LEICESTER, United Kingdom – As members of the UK parliament continue to speak about a proposed law to legalize assisted suicide, the bill’s opponents are criticizing proposed changes as “window dressing” that will significantly weaken already inadequate ‘protections’ – before the bill even passes.

As the Terminally Ill Adults (End of Life) Bill makes its way through the Committee Stage in parliament, the sponsor Member of Parliament (MP), Kim Leadbeater, has asked for a series of amendments concerning the role of doctors and the reporting of assisted suicides. Additionally, the necessary approval of a judge is also being proposed to be required.

A palliative care doctor, Rachel Clarke, told MPs about the potentially coercive nature of doctors even mentioning assisted suicide to a patient.

“If, for instance, you say to a vulnerable patient who has just been told they have a diagnosis of terminal cancer, ‘Have you thought about assisted dying?’ I would suggest that stating it broadly like that is a form of pressure and that you are potentially unintentionally coercing that patient. The very act of raising assisted dying in that way will make that vulnerable patient think, ‘God, is this doctor telling me that my life is not worth living any more?’ Clarke said.

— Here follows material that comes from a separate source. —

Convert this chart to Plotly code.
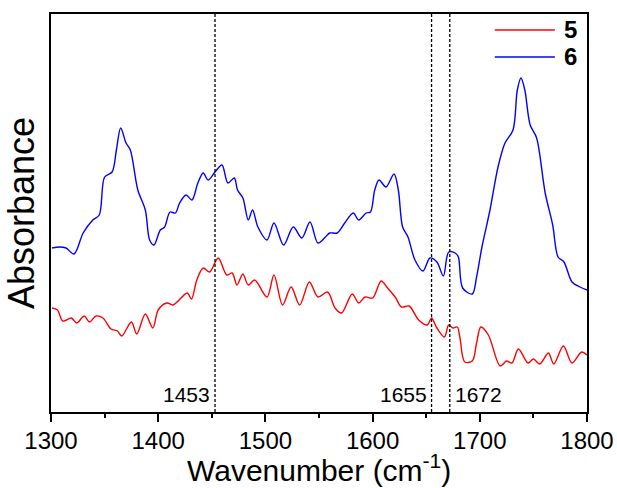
import plotly.graph_objects as go

# FTIR absorbance spectra (arbitrary units, offset for clarity)
wn_5 = [1301, 1306, 1311, 1319, 1324, 1331, 1336, 1342, 1348.5, 1356, 1362, 1366,
        1375, 1380, 1388, 1395, 1400, 1408, 1414, 1427, 1431, 1436, 1442, 1448,
        1456, 1464, 1469, 1473.5, 1479, 1484, 1490, 1501.5, 1508, 1516, 1524, 1532,
        1541, 1549, 1558, 1565, 1571, 1581, 1587, 1593, 1600, 1608, 1614, 1621,
        1627, 1634, 1643, 1651, 1655, 1660, 1667, 1671, 1675, 1679, 1681.5, 1686,
        1693, 1697, 1701, 1708, 1719, 1725, 1730, 1736, 1745, 1750, 1756, 1764,
        1769, 1778, 1786, 1795, 1800]
abs_5 = [1.04, 1.02, 0.91, 0.94, 0.89, 0.96, 0.90, 0.96, 0.94, 0.83, 0.81, 0.76,
         0.90, 0.78, 0.98, 0.84, 1.02, 1.09, 1.07, 1.19, 1.13, 1.32, 1.44, 1.40,
         1.54, 1.37, 1.39, 1.27, 1.38, 1.27, 1.32, 1.15, 1.37, 1.07, 1.25, 1.07,
         1.30, 1.15, 1.20, 1.04, 0.99, 1.18, 1.09, 1.15, 1.14, 1.31, 1.24, 1.15,
         1.05, 1.06, 0.92, 0.87, 0.94, 0.84, 0.75, 0.87, 0.84, 0.85, 0.74, 0.50,
         0.51, 0.69, 0.85, 0.77, 0.46, 0.51, 0.49, 0.63, 0.49, 0.53, 0.48, 0.59,
         0.48, 0.66, 0.49, 0.60, 0.57]

wn_6 = [1301, 1308, 1314, 1321.5, 1330, 1339, 1345, 1350, 1357, 1361, 1365, 1370,
        1374, 1381, 1388, 1392, 1396, 1402, 1406, 1411, 1416, 1420, 1426, 1431.5,
        1437, 1442, 1446.5, 1453, 1459.5, 1465, 1471, 1474, 1479, 1484, 1488, 1493,
        1501.5, 1508, 1517, 1526, 1534, 1541.6, 1549, 1556, 1560, 1567, 1574, 1582,
        1587, 1594, 1598, 1602, 1606, 1612.5, 1620, 1624, 1628, 1633, 1639.5, 1647,
        1653.5, 1660, 1666, 1671, 1677, 1680, 1684, 1693, 1697, 1702, 1709.5, 1717,
        1723.5, 1731, 1735, 1738.4, 1742, 1747, 1753, 1761, 1768, 1773, 1778.5,
        1786, 1793.4, 1800]
abs_6 = [1.64, 1.65, 1.64, 1.58, 1.79, 1.92, 1.97, 2.35, 2.40, 2.62, 2.84, 2.69,
         2.62, 2.22, 2.02, 1.72, 1.67, 1.82, 1.85, 2.00, 1.99, 2.09, 2.17, 2.12,
         2.29, 2.39, 2.32, 2.40, 2.47, 2.29, 2.34, 2.22, 2.14, 1.92, 2.02, 1.85,
         1.72, 1.89, 1.67, 1.85, 1.74, 1.90, 1.69, 1.75, 1.79, 1.79, 1.89, 1.99,
         1.92, 1.99, 2.00, 2.22, 2.32, 2.25, 2.38, 2.22, 1.85, 1.75, 1.52, 1.41,
         1.54, 1.50, 1.36, 1.60, 1.59, 1.55, 1.24, 1.18, 1.35, 1.65, 2.02, 2.45,
         2.69, 2.82, 3.22, 3.34, 3.22, 2.87, 2.74, 2.19, 1.87, 1.55, 1.50, 1.30,
         1.25, 1.22]

marker_wn = [1453, 1655, 1672]
marker_side = ["left", "left", "right"]

series = [("5", wn_5, abs_5, "#ff0000"), ("6", wn_6, abs_6, "#0000ff")]

fig = go.Figure()
for name, x, y, color in series:
    fig.add_trace(go.Scatter(
        x=x, y=y, mode="lines", name=name, showlegend=False,
        line=dict(color=color, width=1.4, shape="spline", smoothing=0.9),
    ))

# dashed reference lines with their wavenumber labels
for w, side in zip(marker_wn, marker_side):
    fig.add_shape(type="line", xref="x", yref="paper", x0=w, x1=w, y0=0, y1=1,
                  line=dict(color="black", width=1.3, dash="3px,2px"))
    fig.add_annotation(
        x=w, y=0.045, xref="x", yref="paper", text=str(w), showarrow=False,
        xanchor="right" if side == "left" else "left",
        xshift=-3 if side == "left" else 3, yanchor="middle",
        font=dict(family="Arial, Liberation Sans", size=21, color="black"),
    )

# legend drawn as sample lines and bold labels in the upper right corner
legend_y = [0.960, 0.892]
for (name, _, _, color), ly in zip(series, legend_y):
    fig.add_shape(type="line", xref="paper", yref="paper", x0=0.828, x1=0.940,
                  y0=ly, y1=ly, line=dict(color=color, width=1.5))
    fig.add_annotation(x=0.953, y=ly, xref="paper", yref="paper",
                       text=f"<b>{name}</b>", showarrow=False,
                       xanchor="left", yanchor="middle",
                       font=dict(family="Arial, Liberation Sans", size=24,
                                 color="black"))

# x-axis title placed just under the tick labels
fig.add_annotation(x=0.5, y=-0.194, xref="paper", yref="paper",
                   text="Wavenumber (cm<sup>-1</sup>)", showarrow=False,
                   xanchor="center", yanchor="bottom",
                   font=dict(family="Arial, Liberation Sans", size=30,
                             color="black"))

font_family = "Arial, Liberation Sans, sans-serif"
fig.update_layout(
    width=617, height=488,
    margin=dict(l=51, r=30, t=14, b=76),
    paper_bgcolor="white", plot_bgcolor="white",
    font=dict(family=font_family, color="black"),
    xaxis=dict(
        range=[1300, 1800], dtick=100, tick0=1300, automargin=False,
        ticks="outside", ticklen=8, tickwidth=1.5, tickcolor="black",
        minor=dict(dtick=50, ticks="outside", ticklen=4, tickwidth=1.5,
                   tickcolor="black"),
        tickfont=dict(size=24), ticklabelstandoff=-2,
        showgrid=False, zeroline=False,
        showline=True, linecolor="black", linewidth=1.5, mirror=True,
    ),
    yaxis=dict(
        range=[0, 3.98], showticklabels=False, ticks="", automargin=False,
        showgrid=False, zeroline=False,
        showline=True, linecolor="black", linewidth=1.5, mirror=True,
        title=dict(text="Absorbance", font=dict(size=36), standoff=4),
    ),
)

fig.write_html("out.html")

“It is my clinical experience that not only are the majority of doctors not necessarily trained in spotting coercion explicitly, but they are often not trained explicitly in having so-called advance care planning conversations with patients around the topic of death and dying, and how a patient would like the end of their life to proceed,” she said.

Members of the palliative medical care field have been strongly opposed to the Bill, noting that the proper care for dying patients is often not given, that funding of palliative medicine is inadequate, and that many medical facilities can’t even give 24 hours of care each day.

Leadbeater has also introduced an amendment that would require the coordinating doctor in an assisted suicide to undergo training that would include assessing capacity and coercion.

The spokesperson for Right To Life UK, Catherine Robinson, said Leadbeater’s amendments appear to be “little more than window dressing.”

“She has steadfastly refused to introduce safeguards to prevent doctors from introducing the topic of assisted suicide with their patients unprompted in direct contradiction to advice from experts who warned her about how this could be potentially coercive,” she said.

“Leadbeater’s Bill is dangerous and fundamentally flawed. A few completely inadequate tweaks will not change that. It is almost certain that the safeguards will not protect everyone who does not really wish to die or who has been pressured into assisted suicide. MPs must reject it at Third Reading,” Robinson added.

The Head of Policy for Disability Rights UK, Fazilet Hadi told the commission equality journey for disabled people is relatively recent in Britain.

“The Disability Discrimination Act was only passed in 1995, and the Equality Act was only 15 years ago. We are a country that is unequal—that has internalized ableism against disabled people—so I do think the Bill will have a serious and profound negative impact against the valuing of disabled people’s lives,” Hadi said.

A spokesperson for the Society for the Protection of Unborn Children (SPUC) said the proposed changes to the Bill is an act of “shameless U-turn.”

“Now we are seeing the true ideological motivations behind the Leadbeater Bill, which will put vulnerable people at the mercy of so-called ‘experts’: That is to say, true believers who advocate death as a solution to ‘problem’ patients,” the spokesperson said.

Doctors from the United States – where several states have legalized assisted suicide – spoke to the UK committee, which one doctor even claiming it should be a “felony” for loved ones to “interfere with a patient’s right to make this choice.”

“Judging by the American doctors who testified before the committee, this expert panel would be nothing more than a rigged jury that is no safeguard at all against pro-death believers who’d criminalize family members for persuading their loved ones not to die,” the SPUC person said.

“This dangerous and immoral Bill must be rejected for the sake of all citizens. We are all potentially threatened by this radical proposal that would remove the final barrier between the patient and the doctor seeking to put them into an early grave,” the spokesperson continued.

“The goalposts have been moved, and it’s proposals like this that show that the government and some MPs cannot be trusted with assisted suicide laws. Once legalized, there is no knowing where this rapid slide towards death will end,” the SPUC person added.

Cardinal Vincent Nichols, President of the England and Wales Catholic Bishops’ Conference and Archbishop of Westminster, last week told News UK the debate over the assisted suicide bill was “deeply irresponsible.”

“I think what’s happening, if it came to pass, would be the biggest change that this country has seen for many, many decades at least, probably more. On the back of what – five, six, seven hours’ debate? I was told that the fox hunting bill [in 2004] endured 700 hours of debate,” he said.

“Once assisted suicide is approved by the law, a key protection of human life falls away. Pressure mounts on those who are nearing death, from others or even from themselves, to end their life in order to take away a perceived burden of care from their family, for the avoidance of pain, or for the sake of an inheritance,” Nichols added.

“The radical change in the law now being proposed risks bringing about for all medical professionals a slow change from a duty to care to a duty to kill,” the cardinal said.